К сожалению, об этом апостоле мы знаем немного. Евангелие — самый главный и авторитетный источник — подробнее и больше говорит о Петре и Иоанне; Новый Завет в целом очень много говорит об апостоле Павле и многое — устами самого Павла. А имя апостола Фомы прежде всего приводит на память эпизод, когда он сначала не поверил в воскресение Христа, а потом получил уверение в истинности совершившегося от Самого Спасителя. «Фома неверующий» стал распространенным художественным образом. Правда, как это нередко бывает, его интерпретации в культуре оказались весьма далеки от глубины Евангельского смысла, скажем, как в известном в советские времена стихотворении «Фома». Стихотворный Фома «ни дома, ни в школе, нигде, никому — не верил» и был за свое неверие съеден аллигатором. Правда, лишь во сне, поэтому конец стихотворения все-таки более поучительный, чем трагический. Неверие Фомы здесь — бессмысленное упрямство, идущее против очевидных фактов. То есть то, что в фильме «Место встречи изменить нельзя» Глеб Жеглов припечатал афористичным: «Упрямство, Шарапов, первый признак тупости»… Выбирая для журнала название «Фома», мы, с одной стороны, сознательно шли на использование метафоры «Фома неверующий», с другой — главной — хотели обратить внимание читателя на Евангельскую историю, которая важна как своим историческим контекстом, так и современным прочтением.

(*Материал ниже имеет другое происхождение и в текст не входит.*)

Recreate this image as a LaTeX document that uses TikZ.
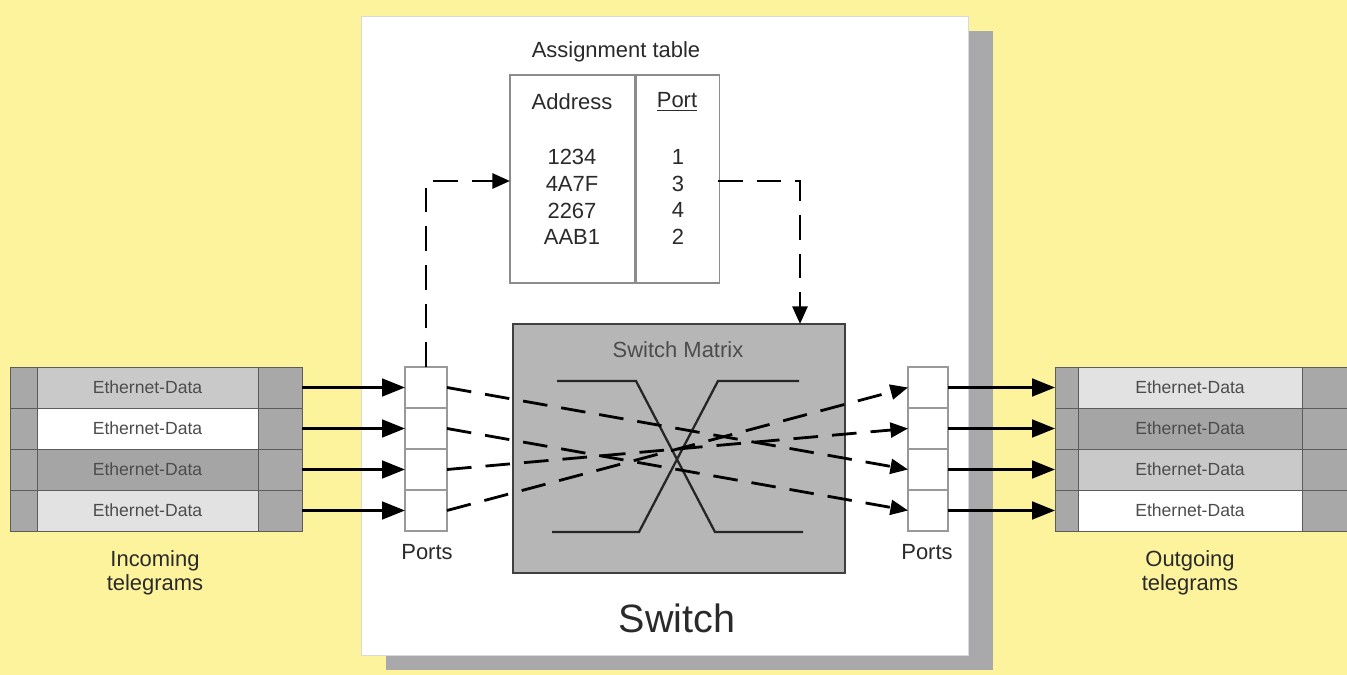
\documentclass[tikz,border=0pt]{standalone}
\usepackage{fontspec}
\setmainfont{Liberation Sans}
\usetikzlibrary{arrows.meta,positioning,shadows}
\definecolor{BgYellow}{HTML}{FCF39C}
\definecolor{ShadowGray}{HTML}{A9A9AB}
\definecolor{MatrixGray}{HTML}{B6B6B6}
\definecolor{CapGray}{HTML}{A8A8A8}
\definecolor{RowLight}{HTML}{C9C9C9}
\definecolor{RowDark}{HTML}{A5A5A5}
\definecolor{RowPale}{HTML}{E2E2E2}
\definecolor{EdgeGray}{HTML}{5C5C5C}
\definecolor{TextGray}{HTML}{2A2A2A}
\tikzset{
  tgbody/.style={
    rectangle, draw=EdgeGray, line width=0.5pt, inner sep=0pt, outer sep=0pt,
    minimum height=0.82cm, font=\fontsize{10}{11}\selectfont, text=black!70
  },
  tgcap/.style={rectangle, draw=EdgeGray, line width=0.5pt, fill=CapGray, inner sep=0pt, outer sep=0pt, minimum height=0.82cm},
  portcell/.style={rectangle, draw=black!40, line width=0.6pt, fill=white, inner sep=0pt, outer sep=0pt, minimum height=0.82cm},
  tblcol/.style={rectangle, draw=black!45, line width=0.6pt, inner sep=0pt, minimum height=4.16cm},
  txtlbl/.style={font=\fontsize{12.5}{13.6}\selectfont, align=center, text=TextGray},
  dataarrow/.style={-{Triangle[length=13pt,width=10pt]}, line width=1.6pt},
  routearrow/.style={-{Triangle[length=10pt,width=8.5pt]}, line width=1.6pt, dash pattern=on 14pt off 8pt},
}

\begin{document}
\begin{tikzpicture}[x=0.02cm, y=-0.02cm]
    \useasboundingbox (0,0) rectangle (1347,675);
    \fill[BgYellow] (0,0) rectangle (1347,675);

    % switch housing
    \node[rectangle, draw=black!15, fill=white, minimum width=12.14cm, minimum height=12.78cm,
      drop shadow={shadow xshift=0.5cm, shadow yshift=-0.3cm, fill=ShadowGray, opacity=1}]
      (switch) at (664.5,335.5) {};
    \node[txtlbl, font=\fontsize{22.5}{24}\selectfont] (switchlbl) at (677,618) {Switch};

    % assignment table
    \node[txtlbl] (tbltitle) at (616,52) {Assignment table};
    \node[tblcol, minimum width=2.5cm] (addrcol) at (572.5,179) {};
    \node[tblcol, minimum width=1.66cm, right=0pt of addrcol] (portcol) {};
    \node[txtlbl] (addrhead) at (572,102) {Address};
    \node[txtlbl] (porthead) at (677,102) {\underline{Port}};
    \node[txtlbl, font=\fontsize{12.5}{15.3}\selectfont] (addrvals) at (572,197) {1234\\4A7F\\2267\\AAB1};
    \node[txtlbl, font=\fontsize{12.5}{15.3}\selectfont] (portvals) at (678,197) {1\\3\\4\\2};
    \coordinate (tblin) at (510,181);
    \coordinate (tblout) at (718,181);

    % switch matrix
    \node[rectangle, draw=black!75, line width=1pt, fill=MatrixGray, minimum width=6.64cm, minimum height=4.98cm] (matrix) at (679,448.5) {};
    \node[txtlbl, text=black!70] (matrixlbl) at (678,350) {Switch Matrix};
    \coordinate (matrixin) at (800,324);
    \draw[black!85, line width=1.3pt] (557,381) -- (636,381) -- (715,532) -- (803,532);
    \draw[black!85, line width=1.3pt] (799,381) -- (718,381) -- (639,532) -- (552,532);

    % ports
    \node[portcell, minimum width=0.84cm] (lp1) at (426,387.5) {};
    \node[portcell, minimum width=0.84cm] (lp2) at (426,428.5) {};
    \node[portcell, minimum width=0.84cm] (lp3) at (426,469.5) {};
    \node[portcell, minimum width=0.84cm] (lp4) at (426,510.5) {};
    \node[portcell, minimum width=0.8cm] (rp1) at (928,387.5) {};
    \node[portcell, minimum width=0.8cm] (rp2) at (928,428.5) {};
    \node[portcell, minimum width=0.8cm] (rp3) at (928,469.5) {};
    \node[portcell, minimum width=0.8cm] (rp4) at (928,510.5) {};
    \node[txtlbl] (lportlbl) at (427,552) {Ports};
    \node[txtlbl] (rportlbl) at (927,552) {Ports};

    % incoming telegrams
    \node[tgbody, fill=RowLight, minimum width=4.42cm] (in1) at (147.5,387.5) {Ethernet-Data};
    \node[tgbody, fill=white, minimum width=4.42cm] (in2) at (147.5,428.5) {Ethernet-Data};
    \node[tgbody, fill=RowDark, minimum width=4.42cm] (in3) at (147.5,469.5) {Ethernet-Data};
    \node[tgbody, fill=RowPale, minimum width=4.42cm] (in4) at (147.5,510.5) {Ethernet-Data};
    \node[tgcap, minimum width=0.54cm, left=0pt of in1] (in1a) {};
    \node[tgcap, minimum width=0.54cm, left=0pt of in2] (in2a) {};
    \node[tgcap, minimum width=0.54cm, left=0pt of in3] (in3a) {};
    \node[tgcap, minimum width=0.54cm, left=0pt of in4] (in4a) {};
    \node[tgcap, minimum width=0.88cm, right=0pt of in1] (in1b) {};
    \node[tgcap, minimum width=0.88cm, right=0pt of in2] (in2b) {};
    \node[tgcap, minimum width=0.88cm, right=0pt of in3] (in3b) {};
    \node[tgcap, minimum width=0.88cm, right=0pt of in4] (in4b) {};
    \node[txtlbl] (inlbl) at (155,573) {Incoming\\telegrams};

    % outgoing telegrams
    \node[tgbody, fill=RowPale, minimum width=4.48cm] (out1) at (1190,387.5) {Ethernet-Data};
    \node[tgbody, fill=RowDark, minimum width=4.48cm] (out2) at (1190,428.5) {Ethernet-Data};
    \node[tgbody, fill=RowLight, minimum width=4.48cm] (out3) at (1190,469.5) {Ethernet-Data};
    \node[tgbody, fill=white, minimum width=4.48cm] (out4) at (1190,510.5) {Ethernet-Data};
    \node[tgcap, minimum width=0.46cm, left=0pt of out1] (out1a) {};
    \node[tgcap, minimum width=0.46cm, left=0pt of out2] (out2a) {};
    \node[tgcap, minimum width=0.46cm, left=0pt of out3] (out3a) {};
    \node[tgcap, minimum width=0.46cm, left=0pt of out4] (out4a) {};
    \node[tgcap, minimum width=0.92cm, right=0pt of out1] (out1b) {};
    \node[tgcap, minimum width=0.92cm, right=0pt of out2] (out2b) {};
    \node[tgcap, minimum width=0.92cm, right=0pt of out3] (out3b) {};
    \node[tgcap, minimum width=0.92cm, right=0pt of out4] (out4b) {};
    \node[txtlbl] (outlbl) at (1190,573) {Outgoing\\telegrams};

    % telegrams in and out
    \draw[dataarrow] (in1b) -- (lp1);
    \draw[dataarrow] (in2b) -- (lp2);
    \draw[dataarrow] (in3b) -- (lp3);
    \draw[dataarrow] (in4b) -- (lp4);
    \draw[dataarrow] (rp1) -- (out1a);
    \draw[dataarrow] (rp2) -- (out2a);
    \draw[dataarrow] (rp3) -- (out3a);
    \draw[dataarrow] (rp4) -- (out4a);

    % lookup and routing
    \draw[routearrow] (lp1.north) |- (tblin);
    \draw[routearrow] (tblout) -| (matrixin);
    \draw[routearrow] (lp1.east) -- (rp3.west);
    \draw[routearrow] (lp2.east) -- (rp4.west);
    \draw[routearrow] (lp3.east) -- (rp2.west);
    \draw[routearrow] (lp4.east) -- (rp1.west);
\end{tikzpicture}
\end{document}
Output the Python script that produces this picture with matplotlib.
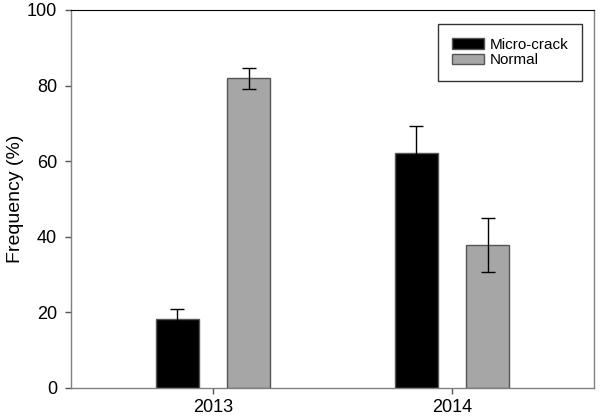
import numpy as np
import matplotlib.pyplot as plt

plt.rcParams['font.family'] = ['Liberation Sans', 'DejaVu Sans']

years = ["2013", "2014"]
micro_crack = [18.3, 62.3]
micro_crack_err = [2.6, 7.0]
normal = [81.9, 37.9]
normal_err = [2.7, 7.1]

x = np.arange(len(years))
width = 0.18
offset = 0.149

fig = plt.figure(figsize=(6.0, 4.17), dpi=100)
ax = fig.add_axes([71 / 600, 1 - 388 / 417, (594 - 71) / 600, (388 - 10) / 417])

err_kw = dict(ecolor="black", elinewidth=1.0, capsize=5, capthick=1.0)
ax.bar(x - offset, micro_crack, width, yerr=micro_crack_err, color="black",
       edgecolor="#555555", linewidth=1.0, label="Micro-crack", error_kw=err_kw)
ax.bar(x + offset, normal, width, yerr=normal_err, color="#a6a6a6",
       edgecolor="#555555", linewidth=1.0, label="Normal", error_kw=err_kw)

ax.set_xlim(-0.594, 1.594)
ax.set_ylim(0, 100)
ax.set_xticks(x)
ax.set_xticklabels(years)
ax.set_yticks(np.arange(0, 101, 20))
ax.tick_params(direction="out", length=4, width=1, colors="#555555",
               labelcolor="black", labelsize=13)
ax.tick_params(axis="y", pad=6)
ax.tick_params(axis="x", pad=4)
ax.set_ylabel("Frequency (%)", fontsize=14, labelpad=2)

for side in ["left", "bottom", "right"]:
    ax.spines[side].set_color("#808080")
    ax.spines[side].set_linewidth(1.0)
ax.spines["top"].set_color("black")

leg = ax.legend(loc="upper right", bbox_to_anchor=(0.978, 0.963), fontsize=11,
                frameon=True, fancybox=False, edgecolor="black",
                handlelength=2.1, handletextpad=0.4, borderpad=0.9,
                labelspacing=0.1, borderaxespad=0)
leg.get_frame().set_linewidth(1.0)

plt.savefig("out.png", dpi=100)
plt.close()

Неверие апостола Фомы в последнюю очередь можно назвать упрямством. Напротив, это неверие, происходящее от жажды веры. Вспомним ситуацию: ученики — ближайшие друзья Спасителя — напуганы, растеряны и рассеяны после страшных событий Страстей Господних. До конца еще не понимающие, с Кем они находились рядом, апостолы в те дни живут надеждой встречи с Христом, но при этом считают, что встреча эта — нечто совершенно невероятное. И когда Фома видит апостолов, уже встретивших Христа воскресшего, он, возможно, не верит им потому, что их слов, их радости ему недостаточно. Он должен быть уверен, потому что от этого зависит все в его жизни. Парадокс: Фома не верит потому, что очень хочет поверить, не «принять на веру», а всем своим существом узнать истину. И Христос, наверное, потому и является Фоме, что видит его жажду веры. Стремление человека к вере, уверению — не может остаться без ответа. Бог всегда откликнется.
В неверии Фомы нет равнодушия, которое, к сожалению, очень часто встречается среди нас… Мы легко — благо нас за это сегодня никто не преследует — называем себя верующими, но часто такая «вера» не ведет к встрече с Богом. Почему мы вспоминаем благодатное неверие Фомы? Потому что оно привело его ко Христу. Можно всю жизнь считать себя христианином, но так и не встретить Христа — просто потому, что ты не ищешь этой встречи, потому что твоя вера равнодушна. А это намного хуже апостольского «неверия». Тепличные условия — когда вера наша не подвергается постоянному испытанию, когда нам не нужно отстаивать и доказывать право верить — создают среду для расслабленной веры, которую ничем иным как неверием назвать нельзя…
Фома близок еще одному Евангельскому образу — отца, просящего Спасителя об исцелении сына. На вопрос Христа, верит ли он в то, что его сын может быть исцелен, отец отвечает еще одним парадоксом: Верую, Господи! Помоги моему неверию (Мк. 9:24). Это тоже своеобразный вопль Фомы — колоссальная потребность получить ответ от Бога. Только Бог может исцелить, и только Бог может избавить от неверия. И одновременно это страх. Такой страх для человека падшего (а это то состояние, в котором мы все находимся) естественен, потому что в падшем мире поверить не так просто. И страх этот может убрать только Христос — Бог, Который так же, как потом Он откликнулся на просьбу Фомы, отвечает на мольбу отца об исцелении сына. Зачастую человек большего сказать не может, только одно: «Верую, помоги моему неверию!». Но в такие моменты именно этого достаточно, чтобы услышать ответ Бога.